From the entries that follow, pick out all lines holding "this".

Plotting code records
>> Begin
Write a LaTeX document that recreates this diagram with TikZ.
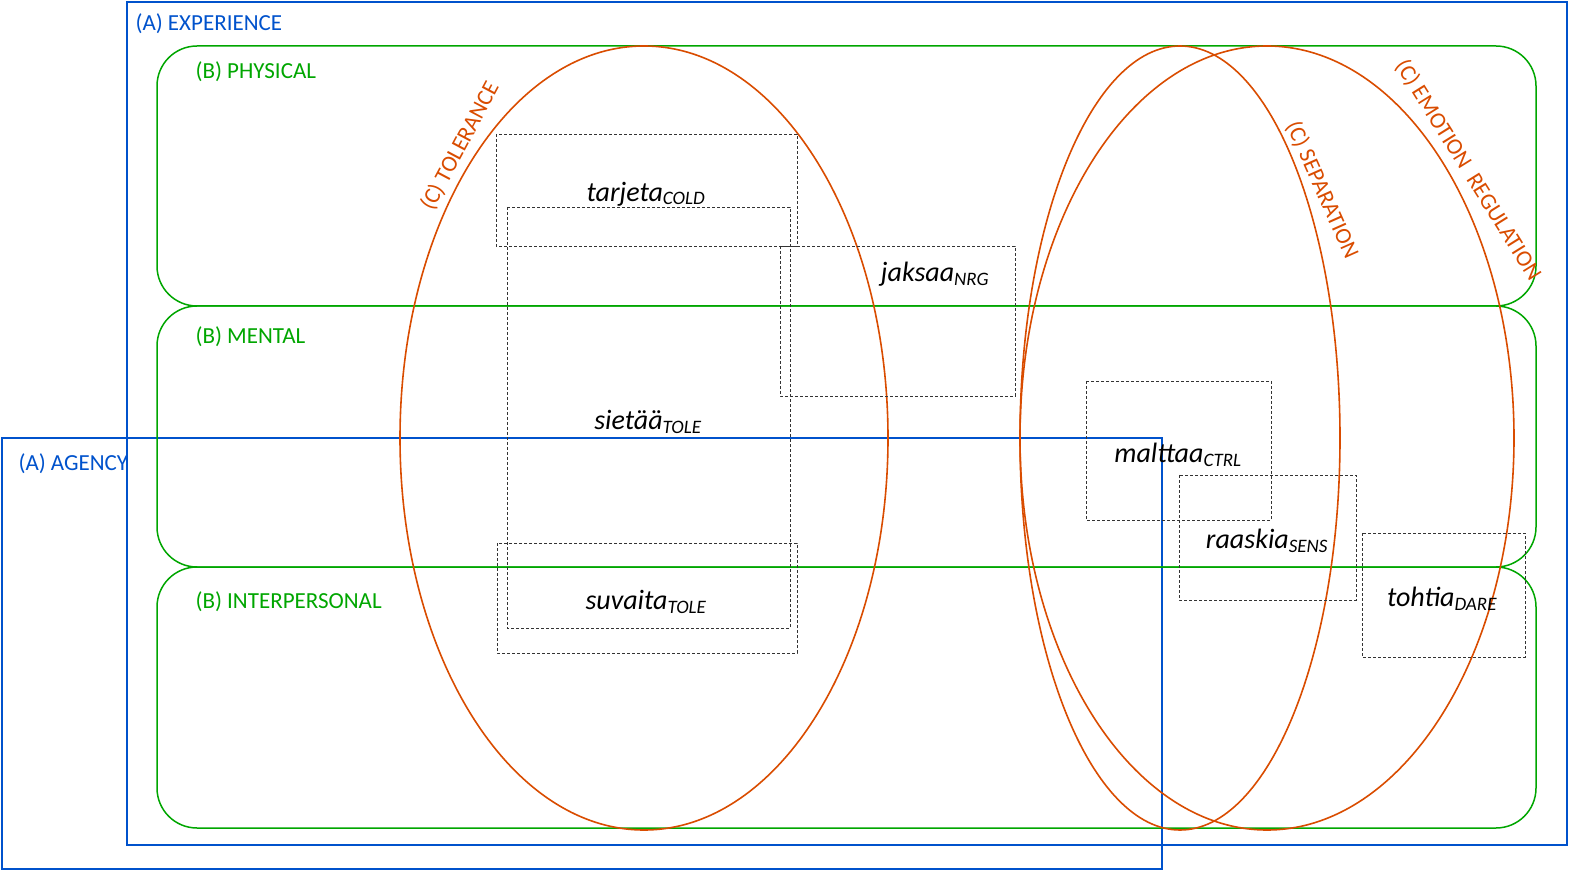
\documentclass[tikz,border=0pt]{standalone}
\usepackage{fontspec}
\setmainfont{Carlito}
\newcommand{\sbx}[1]{\textsubscript{\fontsize{19}{20}\selectfont\itshape #1}}
\begin{document}
\begin{tikzpicture}[x=1pt,y=-1pt,
  blu/.style={draw=blue!60!cyan!80!black,line width=1.6pt},
  grn/.style={draw=green!65!black,line width=1.5pt,rounded corners=40pt},
  org/.style={draw=orange!70!red!85!black,line width=1.6pt},
  dbox/.style={draw=black!80,densely dashed,line width=0.6pt},
  word/.style={font=\fontsize{28}{32}\selectfont\itshape},
  lab/.style={font=\fontsize{23}{27}\selectfont,anchor=west},
  bl/.style={lab,text=blue!60!cyan!80!black},
  gl/.style={lab,text=green!65!black},
  ol/.style={font=\fontsize{23}{27}\selectfont,text=orange!70!red!85!black}]
\useasboundingbox (0,0) rectangle (1575,874);
\draw[blu] (127,2) rectangle (1567,845);
\draw[blu] (2,438) rectangle (1162,869);
\draw[grn] (157,46) rectangle (1536,306);
\draw[grn] (157,306) rectangle (1536,567);
\draw[grn] (157,567) rectangle (1536,828);
\draw[org] (644,438) ellipse [x radius=244,y radius=392];
\draw[org] (1180,438) ellipse [x radius=160,y radius=392];
\draw[org] (1267,438) ellipse [x radius=247,y radius=392];
\draw[dbox] (496,134) rectangle (797,246);
\draw[dbox] (507,207) rectangle (790,628);
\draw[dbox] (780,246) rectangle (1015,396);
\draw[dbox] (497,543) rectangle (797,653);
\draw[dbox] (1086,381) rectangle (1271,520);
\draw[dbox] (1179,475) rectangle (1356,600);
\draw[dbox] (1362,533) rectangle (1525,657);
\node[word] (w1) at (646,194) {tarjeta\sbx{COLD}};
\node[word] (w2) at (935,274) {jaksaa\sbx{NRG}};
\node[word] (w3) at (648,422) {sietää\sbx{TOLE}};
\node[word] (w4) at (646,602) {suvaita\sbx{TOLE}};
\node[word] (w5) at (1178,455) {malttaa\sbx{CTRL}};
\node[word] (w6) at (1267,541) {raaskia\sbx{SENS}};
\node[word] (w7) at (1442,599) {tohtia\sbx{DARE}};
\node[bl] (l1) at (132,24) {(A) EXPERIENCE};
\node[bl] (l2) at (15,464) {(A) AGENCY};
\node[gl] (l3) at (192,72) {(B) PHYSICAL};
\node[gl] (l4) at (192,337) {(B) MENTAL};
\node[gl] (l5) at (192,602) {(B) INTERPERSONAL};
\node[ol,rotate=62] (c1) at (460,146) {(C) TOLERANCE};
\node[ol,rotate=-66] (c2) at (1322,190) {(C) SEPARATION};
\node[ol,rotate=-58] (c3) at (1468,170) {(C) EMOTION\ \ REGULATION};
\end{tikzpicture}
\end{document}
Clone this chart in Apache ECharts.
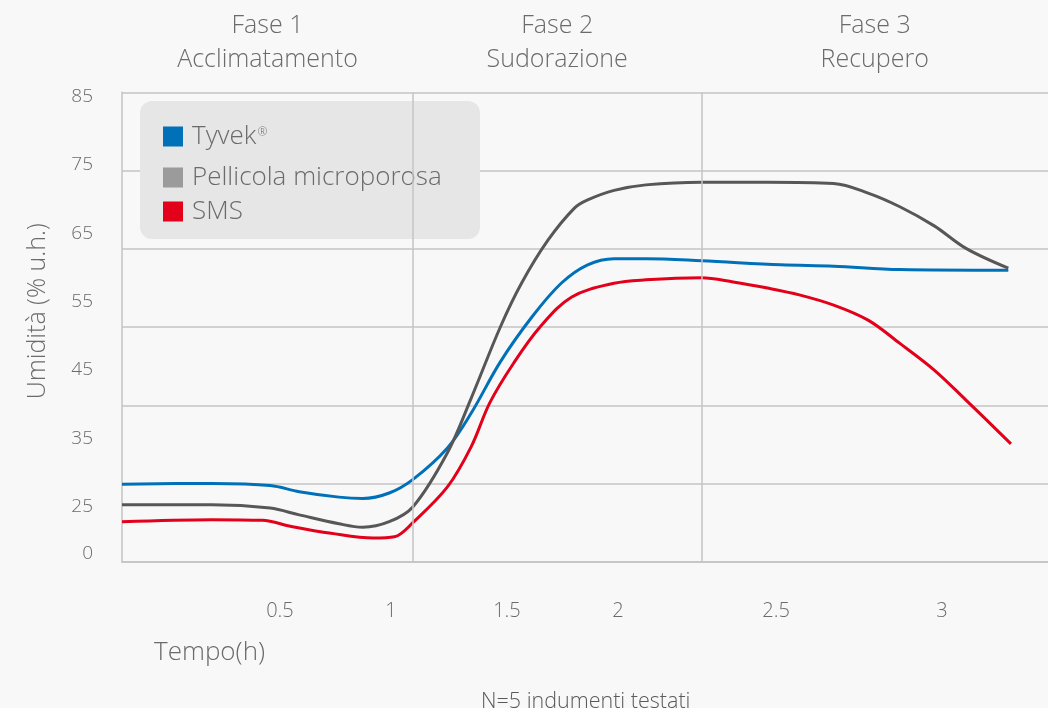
<!DOCTYPE html>
<html>
<head>
<meta charset="utf-8">
<script src="https://cdn.jsdelivr.net/npm/echarts@6/dist/echarts.min.js"></script>
<style>
  html, body { margin: 0; padding: 0; background: #f8f8f8; }
  #chart { width: 1048px; height: 708px; }
</style>
</head>
<body>
<div id="chart"></div>
<script>
// Relative humidity (% u.h.) inside the garment over time (h)
const tyvekTime = [0, 0.34, 0.56, 0.67, 0.82, 0.91, 1.01, 1.10, 1.23, 1.32, 1.43, 1.55, 1.66, 1.76, 1.86, 1.98, 2.19, 2.49, 2.69, 2.94, 3.35];
const tyvekRH   = [28.3, 28.4, 28.1, 27.2, 26.4, 26.2, 27.0, 29.0, 33.6, 38.7, 46.2, 52.8, 57.7, 60.4, 61.3, 61.3, 61.0, 60.4, 60.2, 59.7, 59.6];

const filmTime = [0, 0.34, 0.56, 0.67, 0.82, 0.91, 1.01, 1.10, 1.23, 1.32, 1.43, 1.51, 1.61, 1.71, 1.76, 1.86, 1.98, 2.19, 2.44, 2.69, 2.82, 2.94, 3.07, 3.19, 3.35];
const filmRH   = [25.3, 25.3, 24.8, 23.8, 22.5, 22.0, 22.8, 25.0, 32.9, 40.9, 51.3, 57.7, 64.0, 68.7, 69.9, 71.3, 72.1, 72.5, 72.5, 72.3, 70.9, 68.9, 66.1, 62.8, 59.9];

const smsTime = [0, 0.34, 0.53, 0.64, 0.79, 0.95, 1.03, 1.10, 1.23, 1.32, 1.39, 1.48, 1.58, 1.70, 1.86, 1.98, 2.19, 2.31, 2.44, 2.56, 2.69, 2.82, 2.94, 3.07, 3.19, 3.36];
const smsRH   = [22.8, 23.1, 23.0, 22.1, 21.1, 20.4, 20.6, 22.7, 27.9, 33.8, 40.2, 46.0, 51.3, 55.7, 57.7, 58.2, 58.5, 57.9, 57.0, 56.0, 54.5, 52.3, 48.9, 45.0, 40.6, 34.2];

const seriesNames = ['Tyvek®', 'Pellicola microporosa', 'SMS'];

// Test phases: boundaries (h) and headings
const phaseBounds = [0, 1.1, 2.19, 3.5];
const phaseTitles = ['Fase 1\nAcclimatamento', 'Fase 2\nSudorazione', 'Fase 3\nRecupero'];

// Axis tick labels and where they sit on each axis
const xTickText = ['0.5', '1', '1.5', '2', '2.5', '3'];
const xTickAt   = [0.597, 1.017, 1.455, 1.875, 2.472, 3.099];
const yTickText = ['0', '25', '35', '45', '55', '65', '75', '85'];
const yTickAt   = [18.18, 25, 35, 45, 55, 65, 75, 85];

const FONT = "'Open Sans', 'Liberation Sans', sans-serif";
const TEXT = '#6b6b6b';
const GRID = '#c4c4c4';
const COLORS = ['#0070b8', '#575757', '#e2001a'];
const KEY_COLORS = ['#0070b8', '#9b9b9b', '#e2001a'];

const pairs = (t, v) => t.map((x, i) => [x, v[i]]);
const pick = (at, text) => (v) => {
  const i = at.findIndex(a => Math.abs(a - v) < 1e-6);
  return i < 0 ? '' : text[i];
};

const lineSeries = (name, data, color, extra) => Object.assign({
  name, type: 'line', data, smooth: 0.35, showSymbol: false, symbol: 'none',
  lineStyle: { width: 3, color }, itemStyle: { color }, z: 3
}, extra || {});

const phaseAreas = phaseTitles.map((title, i) => [
  { xAxis: phaseBounds[i], name: title }, { xAxis: phaseBounds[i + 1] }
]);

// one key entry per row inside the shared grey panel
const keyTops = [123.5, 164.5, 198.5];
const keyEntry = (i) => ({
  orient: 'vertical', left: 163, top: keyTops[i], padding: 0,
  itemWidth: 20, itemHeight: 20, icon: 'rect',
  itemStyle: { borderWidth: 0 },
  data: [{ name: seriesNames[i], itemStyle: { color: KEY_COLORS[i] } }],
  formatter: (name) => name === 'Tyvek®' ? 'Tyvek{sup|®}' : name,
  textStyle: {
    fontFamily: FONT, fontWeight: 300, fontSize: 26, lineHeight: 20, color: TEXT, padding: [0, 0, 0, 4],
    rich: { sup: { fontFamily: FONT, fontSize: 12, lineHeight: 20, color: TEXT, verticalAlign: 'top', padding: [0, 0, 12, 1] } }
  }
});

const chart = echarts.init(document.getElementById('chart'), null, { renderer: 'canvas' });
chart.setOption({
  backgroundColor: '#f8f8f8',
  animation: false,
  textStyle: { fontFamily: FONT, fontWeight: 300, color: TEXT },
  grid: { left: 122, right: 0, top: 92.3, bottom: 708 - 562.1, containLabel: false },
  title: {
    text: 'N=5 indumenti testati', left: 476, top: 686,
    textStyle: { fontFamily: FONT, fontWeight: 300, fontSize: 21.5, color: '#5a5a5a' }
  },
  graphic: [{
    type: 'rect', z: 1, silent: true,
    shape: { x: 140, y: 101, width: 340, height: 138, r: 12 },
    style: { fill: '#e6e6e6' }
  }],
  legend: [keyEntry(0), keyEntry(1), keyEntry(2)],
  xAxis: {
    type: 'value', min: 0, max: 3.5,
    name: 'Tempo(h)', nameLocation: 'start', nameGap: -32,
    nameTextStyle: { fontFamily: FONT, fontWeight: 300, fontSize: 26, color: TEXT, align: 'left', verticalAlign: 'top', padding: [77, 0, 0, 0] },
    axisLine: { show: true, lineStyle: { color: GRID, width: 1.5 } },
    axisTick: { show: false },
    splitLine: { show: false },
    axisLabel: {
      customValues: xTickAt, formatter: pick(xTickAt, xTickText),
      margin: 39, fontFamily: FONT, fontWeight: 300, fontSize: 20, color: TEXT
    }
  },
  yAxis: [
    {
      type: 'value', min: 16.89, max: 85.65,
      name: 'Umidità (% u.h.)', nameLocation: 'middle', nameGap: 72,
      nameTextStyle: { fontFamily: FONT, fontWeight: 300, fontSize: 25, color: TEXT, padding: [0, 0, 0, 32] },
      axisLine: { show: true, lineStyle: { color: GRID, width: 1.5 } },
      axisTick: { show: false },
      splitLine: { show: false },
      axisLabel: {
        customValues: yTickAt, formatter: pick(yTickAt, yTickText),
        margin: 29, fontFamily: FONT, fontWeight: 300, fontSize: 19, color: TEXT
      }
    },
    {
      // horizontal rules of the plot frame
      type: 'value', min: 0, max: 6, interval: 1, position: 'left',
      axisLine: { show: false }, axisTick: { show: false }, axisLabel: { show: false },
      splitLine: { show: true, lineStyle: { color: GRID, width: 1.5 } }
    }
  ],
  series: [
    lineSeries(seriesNames[0], pairs(tyvekTime, tyvekRH), COLORS[0], {
      markLine: {
        silent: true, symbol: 'none', label: { show: false },
        lineStyle: { color: GRID, width: 1.5, type: 'solid' },
        data: phaseBounds.slice(1, -1).map(b => ({ xAxis: b }))
      },
      markArea: {
        silent: true,
        itemStyle: { color: 'rgba(0,0,0,0)' },
        label: {
          show: true, position: 'top', distance: 15,
          fontFamily: FONT, fontWeight: 300, fontSize: 25, lineHeight: 34, color: TEXT, align: 'center'
        },
        data: phaseAreas
      }
    }),
    lineSeries(seriesNames[1], pairs(filmTime, filmRH), COLORS[1]),
    lineSeries(seriesNames[2], pairs(smsTime, smsRH), COLORS[2])
  ]
});
</script>
</body>
</html>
>> End
→ **RESULT BELOW**:
Write a LaTeX document that recreates this diagram with TikZ.
Clone this chart in Apache ECharts.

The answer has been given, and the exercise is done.